Source code of charts:
________________
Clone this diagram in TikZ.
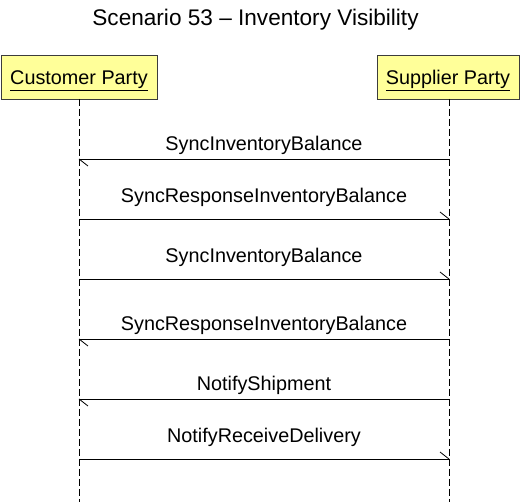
\documentclass[tikz,border=0pt]{standalone}
\usepackage{fontspec}
\setmainfont{Liberation Sans}
\definecolor{partyfill}{RGB}{255,255,153}
\definecolor{partyline}{RGB}{60,60,60}
\begin{document}
\begin{tikzpicture}[x=1pt,y=-1pt,
  party/.style={draw=partyline,fill=partyfill,line width=0.8pt,minimum height=44pt,inner sep=0pt,text height=16pt,text depth=0pt,font=\fontsize{19.8}{24}\selectfont},
  lifeline/.style={line width=0.8pt,dash pattern=on 7pt off 3pt},
  msg/.style={line width=0.8pt},
  barb/.style={line width=0.8pt},
  lbl/.style={anchor=base,inner sep=0pt,font=\fontsize{19.8}{24}\selectfont},
  ttl/.style={anchor=base,inner sep=0pt,font=\fontsize{22.6}{27}\selectfont}]
\useasboundingbox (0,0) rectangle (523,502);
\node[ttl] (title) at (255.5,26) {Scenario 53 – Inventory Visibility};
\node[party,minimum width=156pt] (cust) at (79,77) {\underline{Customer Party}};
\node[party,minimum width=142pt] (supp) at (448,77) {\underline{Supplier Party}};
\coordinate (ctop) at (79,99);
\coordinate (stop) at (449,99);
\coordinate (cend) at (79,502);
\coordinate (send) at (449,502);
\draw[lifeline] (ctop) -- (cend);
\draw[lifeline] (stop) -- (send);
% message levels
\foreach \i/\y in {1/159,2/219,3/279,4/339,5/399,6/459}{
  \coordinate (c\i) at (79,\y);
  \coordinate (s\i) at (449,\y);
}
% 1: supplier -> customer
\draw[msg] (s1) -- (c1);
\draw[barb] (c1) -- ++(9,7);
\node[lbl] (l1) at (264,151) {SyncInventoryBalance};
% 2: customer -> supplier
\draw[msg] (c2) -- (s2);
\draw[barb] (s2) -- ++(-9,-7);
\node[lbl] (l2) at (264,203) {SyncResponseInventoryBalance};
% 3: customer -> supplier
\draw[msg] (c3) -- (s3);
\draw[barb] (s3) -- ++(-9,-7);
\node[lbl] (l3) at (264,263) {SyncInventoryBalance};
% 4: supplier -> customer
\draw[msg] (s4) -- (c4);
\draw[barb] (c4) -- ++(9,7);
\node[lbl] (l4) at (264,331) {SyncResponseInventoryBalance};
% 5: supplier -> customer
\draw[msg] (s5) -- (c5);
\draw[barb] (c5) -- ++(9,7);
\node[lbl] (l5) at (264,391) {NotifyShipment};
% 6: customer -> supplier
\draw[msg] (c6) -- (s6);
\draw[barb] (s6) -- ++(-9,-7);
\node[lbl] (l6) at (264,443) {NotifyReceiveDelivery};
\end{tikzpicture}
\end{document}
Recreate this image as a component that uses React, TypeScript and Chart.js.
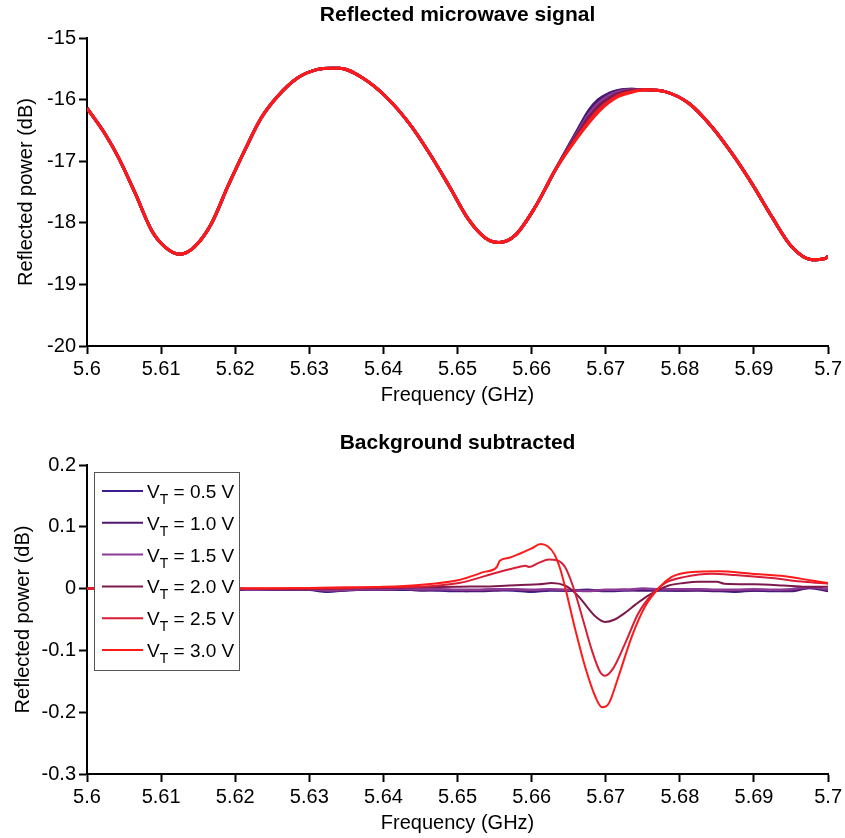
________________
Output the data exactly. Pictures don't belong in the result.

--- Result for this exercise ---
Clone this diagram in TikZ.
\documentclass[tikz,border=0pt]{standalone}
\usepackage{fontspec}
\setmainfont{Liberation Sans}
\definecolor{partyfill}{RGB}{255,255,153}
\definecolor{partyline}{RGB}{60,60,60}
\begin{document}
\begin{tikzpicture}[x=1pt,y=-1pt,
  party/.style={draw=partyline,fill=partyfill,line width=0.8pt,minimum height=44pt,inner sep=0pt,text height=16pt,text depth=0pt,font=\fontsize{19.8}{24}\selectfont},
  lifeline/.style={line width=0.8pt,dash pattern=on 7pt off 3pt},
  msg/.style={line width=0.8pt},
  barb/.style={line width=0.8pt},
  lbl/.style={anchor=base,inner sep=0pt,font=\fontsize{19.8}{24}\selectfont},
  ttl/.style={anchor=base,inner sep=0pt,font=\fontsize{22.6}{27}\selectfont}]
\useasboundingbox (0,0) rectangle (523,502);
\node[ttl] (title) at (255.5,26) {Scenario 53 – Inventory Visibility};
\node[party,minimum width=156pt] (cust) at (79,77) {\underline{Customer Party}};
\node[party,minimum width=142pt] (supp) at (448,77) {\underline{Supplier Party}};
\coordinate (ctop) at (79,99);
\coordinate (stop) at (449,99);
\coordinate (cend) at (79,502);
\coordinate (send) at (449,502);
\draw[lifeline] (ctop) -- (cend);
\draw[lifeline] (stop) -- (send);
% message levels
\foreach \i/\y in {1/159,2/219,3/279,4/339,5/399,6/459}{
  \coordinate (c\i) at (79,\y);
  \coordinate (s\i) at (449,\y);
}
% 1: supplier -> customer
\draw[msg] (s1) -- (c1);
\draw[barb] (c1) -- ++(9,7);
\node[lbl] (l1) at (264,151) {SyncInventoryBalance};
% 2: customer -> supplier
\draw[msg] (c2) -- (s2);
\draw[barb] (s2) -- ++(-9,-7);
\node[lbl] (l2) at (264,203) {SyncResponseInventoryBalance};
% 3: customer -> supplier
\draw[msg] (c3) -- (s3);
\draw[barb] (s3) -- ++(-9,-7);
\node[lbl] (l3) at (264,263) {SyncInventoryBalance};
% 4: supplier -> customer
\draw[msg] (s4) -- (c4);
\draw[barb] (c4) -- ++(9,7);
\node[lbl] (l4) at (264,331) {SyncResponseInventoryBalance};
% 5: supplier -> customer
\draw[msg] (s5) -- (c5);
\draw[barb] (c5) -- ++(9,7);
\node[lbl] (l5) at (264,391) {NotifyShipment};
% 6: customer -> supplier
\draw[msg] (c6) -- (s6);
\draw[barb] (s6) -- ++(-9,-7);
\node[lbl] (l6) at (264,443) {NotifyReceiveDelivery};
\end{tikzpicture}
\end{document}
Recreate this image as a component that uses React, TypeScript and Chart.js.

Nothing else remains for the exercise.